• What is required:
Repeat the full listing below verbatim and keep the images out.

========================================================================

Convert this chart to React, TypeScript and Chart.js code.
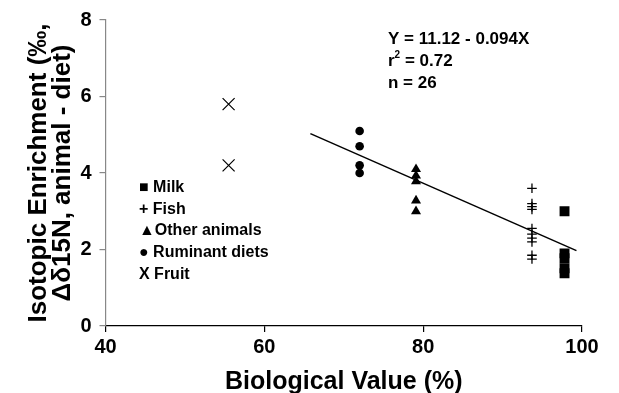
import React, { useEffect, useRef } from "react";
import { Chart, registerables } from "chart.js";

Chart.register(...registerables);

// ---- data ----
const fruitX = [55.5, 55.5];
const fruitY = [5.8, 4.2];
const ruminantX = [72, 72, 72, 72];
const ruminantY = [5.1, 4.7, 4.2, 4.0];
const otherX = [79.1, 79.1, 79.1, 79.1, 79.1];
const otherY = [4.1, 3.93, 3.78, 3.28, 3.0];
const fishX = [93.7, 93.7, 93.7, 93.7, 93.7, 93.7, 93.7, 93.7, 93.7, 93.7];
const fishY = [3.6, 3.2, 3.12, 3.05, 2.55, 2.4, 2.3, 2.2, 1.85, 1.75];
const milkX = [97.8, 97.8, 97.8, 97.8, 97.8];
const milkY = [3.0, 1.9, 1.77, 1.51, 1.38];
const fitX = [65.8, 99.3];
const fitY = [5.03, 1.97];

const xTicks = [40, 60, 80, 100];
const yTicks = [0, 2, 4, 6, 8];

const legendLines = ["■ Milk", "+ Fish", "▲Other animals", "● Ruminant diets", "X Fruit"];
const eqLine1 = "Y = 11.12 - 0.094X";
const eqR2 = "0.72";
const eqN = "n = 26";

const xTitle = "Biological Value (%)";
const yTitle = ["Isotopic Enrichment (‰,", "Δδ15N, animal - diet)"];

const FONT = "'Liberation Sans', Arial, Helvetica, sans-serif";

const pts = (xs: number[], ys: number[]) => xs.map((x, i) => ({ x, y: ys[i] }));

const textPlugin = {
  id: "annotText",
  afterDraw(chart: any) {
    const ctx = chart.ctx;
    ctx.save();
    ctx.fillStyle = "#000";
    ctx.textAlign = "left";
    ctx.textBaseline = "alphabetic";
    // legend
    ctx.font = `bold 16px ${FONT}`;
    legendLines.forEach((t, i) => {
      ctx.fillText(t, 139, 192 + i * 21.7);
    });
    // equation
    ctx.font = `bold 17px ${FONT}`;
    ctx.fillText(eqLine1, 388, 44);
    ctx.fillText("r", 388, 66);
    const rw = ctx.measureText("r").width;
    ctx.font = `bold 10px ${FONT}`;
    ctx.fillText("2", 388 + rw, 58);
    const tw = ctx.measureText("2").width;
    ctx.font = `bold 17px ${FONT}`;
    ctx.fillText(" = " + eqR2, 388 + rw + tw, 66);
    ctx.fillText(eqN, 388, 88);
    ctx.restore();
  },
};

export default function App() {
  const ref = useRef<HTMLCanvasElement>(null);
  useEffect(() => {
    if (!ref.current) return;
    const chart = new Chart(ref.current, {
      type: "scatter",
      data: {
        datasets: [
          {
            label: "fit",
            data: pts(fitX, fitY),
            showLine: true,
            borderColor: "#000",
            borderWidth: 1.5,
            pointRadius: 0,
            fill: false,
          },
          {
            label: "Milk",
            data: pts(milkX, milkY),
            pointStyle: "rect",
            pointRadius: 7,
            backgroundColor: "#000",
            borderColor: "#000",
            borderWidth: 0,
          },
          {
            label: "Fish",
            data: pts(fishX, fishY),
            pointStyle: "cross",
            pointRadius: 4.8,
            borderColor: "#000",
            borderWidth: 1.3,
          },
          {
            label: "Other animals",
            data: pts(otherX, otherY),
            pointStyle: "triangle",
            pointRadius: 5.8,
            backgroundColor: "#000",
            borderColor: "#000",
            borderWidth: 0,
          },
          {
            label: "Ruminant diets",
            data: pts(ruminantX, ruminantY),
            pointStyle: "circle",
            pointRadius: 4.3,
            backgroundColor: "#000",
            borderColor: "#000",
            borderWidth: 0,
          },
          {
            label: "Fruit",
            data: pts(fruitX, fruitY),
            pointStyle: "crossRot",
            pointRadius: 8.5,
            borderColor: "#000",
            borderWidth: 1.2,
          },
        ],
      },
      options: {
        animation: false,
        responsive: false,
        devicePixelRatio: 1,
        layout: { padding: { top: 19, right: 37, left: 0, bottom: 0 } },
        plugins: { legend: { display: false }, tooltip: { enabled: false } },
        scales: {
          x: {
            type: "linear",
            min: 40,
            max: 100,
            afterBuildTicks: (s: any) => {
              s.ticks = xTicks.map((v) => ({ value: v }));
            },
            afterFit: (s: any) => {
              s.height = 67;
            },
            border: { color: "#000", width: 1.2 },
            grid: { drawOnChartArea: false, drawTicks: true, tickLength: 6, color: "#000", lineWidth: 1.2 },
            ticks: {
              color: "#000",
              padding: 3,
              font: { family: FONT, size: 20, weight: "bold" },
              maxRotation: 0,
            },
            title: {
              display: true,
              text: xTitle,
              color: "#000",
              font: { family: FONT, size: 25, weight: "bold", lineHeight: 0.9 },
              padding: { top: 0, bottom: 0 },
            },
          },
          y: {
            type: "linear",
            min: 0,
            max: 8,
            afterBuildTicks: (s: any) => {
              s.ticks = yTicks.map((v) => ({ value: v }));
            },
            afterFit: (s: any) => {
              s.width = 105.5;
            },
            border: { color: "#888", width: 1.2 },
            grid: { drawOnChartArea: false, drawTicks: true, tickLength: 6, color: "#888", lineWidth: 1.2 },
            ticks: {
              color: "#000",
              padding: 8,
              font: { family: FONT, size: 20, weight: "bold" },
            },
            title: {
              display: true,
              text: yTitle,
              color: "#000",
              font: { family: FONT, size: 26, weight: "bold", lineHeight: 0.92 },
              padding: { top: 27, bottom: 0 },
            },
          },
        },
      },
      plugins: [textPlugin],
    } as any);
    return () => chart.destroy();
  }, []);
  return (
    <div style={{ position: "fixed", left: 0, top: 0, width: 619, height: 393, background: "#fff" }}>
      <canvas ref={ref} width={619} height={393} style={{ width: 619, height: 393 }} />
    </div>
  );
}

========================================================================

• Exercise response:
Convert this chart to React, TypeScript and Chart.js code.
import React, { useEffect, useRef } from "react";
import { Chart, registerables } from "chart.js";

Chart.register(...registerables);

// ---- data ----
const fruitX = [55.5, 55.5];
const fruitY = [5.8, 4.2];
const ruminantX = [72, 72, 72, 72];
const ruminantY = [5.1, 4.7, 4.2, 4.0];
const otherX = [79.1, 79.1, 79.1, 79.1, 79.1];
const otherY = [4.1, 3.93, 3.78, 3.28, 3.0];
const fishX = [93.7, 93.7, 93.7, 93.7, 93.7, 93.7, 93.7, 93.7, 93.7, 93.7];
const fishY = [3.6, 3.2, 3.12, 3.05, 2.55, 2.4, 2.3, 2.2, 1.85, 1.75];
const milkX = [97.8, 97.8, 97.8, 97.8, 97.8];
const milkY = [3.0, 1.9, 1.77, 1.51, 1.38];
const fitX = [65.8, 99.3];
const fitY = [5.03, 1.97];

const xTicks = [40, 60, 80, 100];
const yTicks = [0, 2, 4, 6, 8];

const legendLines = ["■ Milk", "+ Fish", "▲Other animals", "● Ruminant diets", "X Fruit"];
const eqLine1 = "Y = 11.12 - 0.094X";
const eqR2 = "0.72";
const eqN = "n = 26";

const xTitle = "Biological Value (%)";
const yTitle = ["Isotopic Enrichment (‰,", "Δδ15N, animal - diet)"];

const FONT = "'Liberation Sans', Arial, Helvetica, sans-serif";

const pts = (xs: number[], ys: number[]) => xs.map((x, i) => ({ x, y: ys[i] }));

const textPlugin = {
  id: "annotText",
  afterDraw(chart: any) {
    const ctx = chart.ctx;
    ctx.save();
    ctx.fillStyle = "#000";
    ctx.textAlign = "left";
    ctx.textBaseline = "alphabetic";
    // legend
    ctx.font = `bold 16px ${FONT}`;
    legendLines.forEach((t, i) => {
      ctx.fillText(t, 139, 192 + i * 21.7);
    });
    // equation
    ctx.font = `bold 17px ${FONT}`;
    ctx.fillText(eqLine1, 388, 44);
    ctx.fillText("r", 388, 66);
    const rw = ctx.measureText("r").width;
    ctx.font = `bold 10px ${FONT}`;
    ctx.fillText("2", 388 + rw, 58);
    const tw = ctx.measureText("2").width;
    ctx.font = `bold 17px ${FONT}`;
    ctx.fillText(" = " + eqR2, 388 + rw + tw, 66);
    ctx.fillText(eqN, 388, 88);
    ctx.restore();
  },
};

export default function App() {
  const ref = useRef<HTMLCanvasElement>(null);
  useEffect(() => {
    if (!ref.current) return;
    const chart = new Chart(ref.current, {
      type: "scatter",
      data: {
        datasets: [
          {
            label: "fit",
            data: pts(fitX, fitY),
            showLine: true,
            borderColor: "#000",
            borderWidth: 1.5,
            pointRadius: 0,
            fill: false,
          },
          {
            label: "Milk",
            data: pts(milkX, milkY),
            pointStyle: "rect",
            pointRadius: 7,
            backgroundColor: "#000",
            borderColor: "#000",
            borderWidth: 0,
          },
          {
            label: "Fish",
            data: pts(fishX, fishY),
            pointStyle: "cross",
            pointRadius: 4.8,
            borderColor: "#000",
            borderWidth: 1.3,
          },
          {
            label: "Other animals",
            data: pts(otherX, otherY),
            pointStyle: "triangle",
            pointRadius: 5.8,
            backgroundColor: "#000",
            borderColor: "#000",
            borderWidth: 0,
          },
          {
            label: "Ruminant diets",
            data: pts(ruminantX, ruminantY),
            pointStyle: "circle",
            pointRadius: 4.3,
            backgroundColor: "#000",
            borderColor: "#000",
            borderWidth: 0,
          },
          {
            label: "Fruit",
            data: pts(fruitX, fruitY),
            pointStyle: "crossRot",
            pointRadius: 8.5,
            borderColor: "#000",
            borderWidth: 1.2,
          },
        ],
      },
      options: {
        animation: false,
        responsive: false,
        devicePixelRatio: 1,
        layout: { padding: { top: 19, right: 37, left: 0, bottom: 0 } },
        plugins: { legend: { display: false }, tooltip: { enabled: false } },
        scales: {
          x: {
            type: "linear",
            min: 40,
            max: 100,
            afterBuildTicks: (s: any) => {
              s.ticks = xTicks.map((v) => ({ value: v }));
            },
            afterFit: (s: any) => {
              s.height = 67;
            },
            border: { color: "#000", width: 1.2 },
            grid: { drawOnChartArea: false, drawTicks: true, tickLength: 6, color: "#000", lineWidth: 1.2 },
            ticks: {
              color: "#000",
              padding: 3,
              font: { family: FONT, size: 20, weight: "bold" },
              maxRotation: 0,
            },
            title: {
              display: true,
              text: xTitle,
              color: "#000",
              font: { family: FONT, size: 25, weight: "bold", lineHeight: 0.9 },
              padding: { top: 0, bottom: 0 },
            },
          },
          y: {
            type: "linear",
            min: 0,
            max: 8,
            afterBuildTicks: (s: any) => {
              s.ticks = yTicks.map((v) => ({ value: v }));
            },
            afterFit: (s: any) => {
              s.width = 105.5;
            },
            border: { color: "#888", width: 1.2 },
            grid: { drawOnChartArea: false, drawTicks: true, tickLength: 6, color: "#888", lineWidth: 1.2 },
            ticks: {
              color: "#000",
              padding: 8,
              font: { family: FONT, size: 20, weight: "bold" },
            },
            title: {
              display: true,
              text: yTitle,
              color: "#000",
              font: { family: FONT, size: 26, weight: "bold", lineHeight: 0.92 },
              padding: { top: 27, bottom: 0 },
            },
          },
        },
      },
      plugins: [textPlugin],
    } as any);
    return () => chart.destroy();
  }, []);
  return (
    <div style={{ position: "fixed", left: 0, top: 0, width: 619, height: 393, background: "#fff" }}>
      <canvas ref={ref} width={619} height={393} style={{ width: 619, height: 393 }} />
    </div>
  );
}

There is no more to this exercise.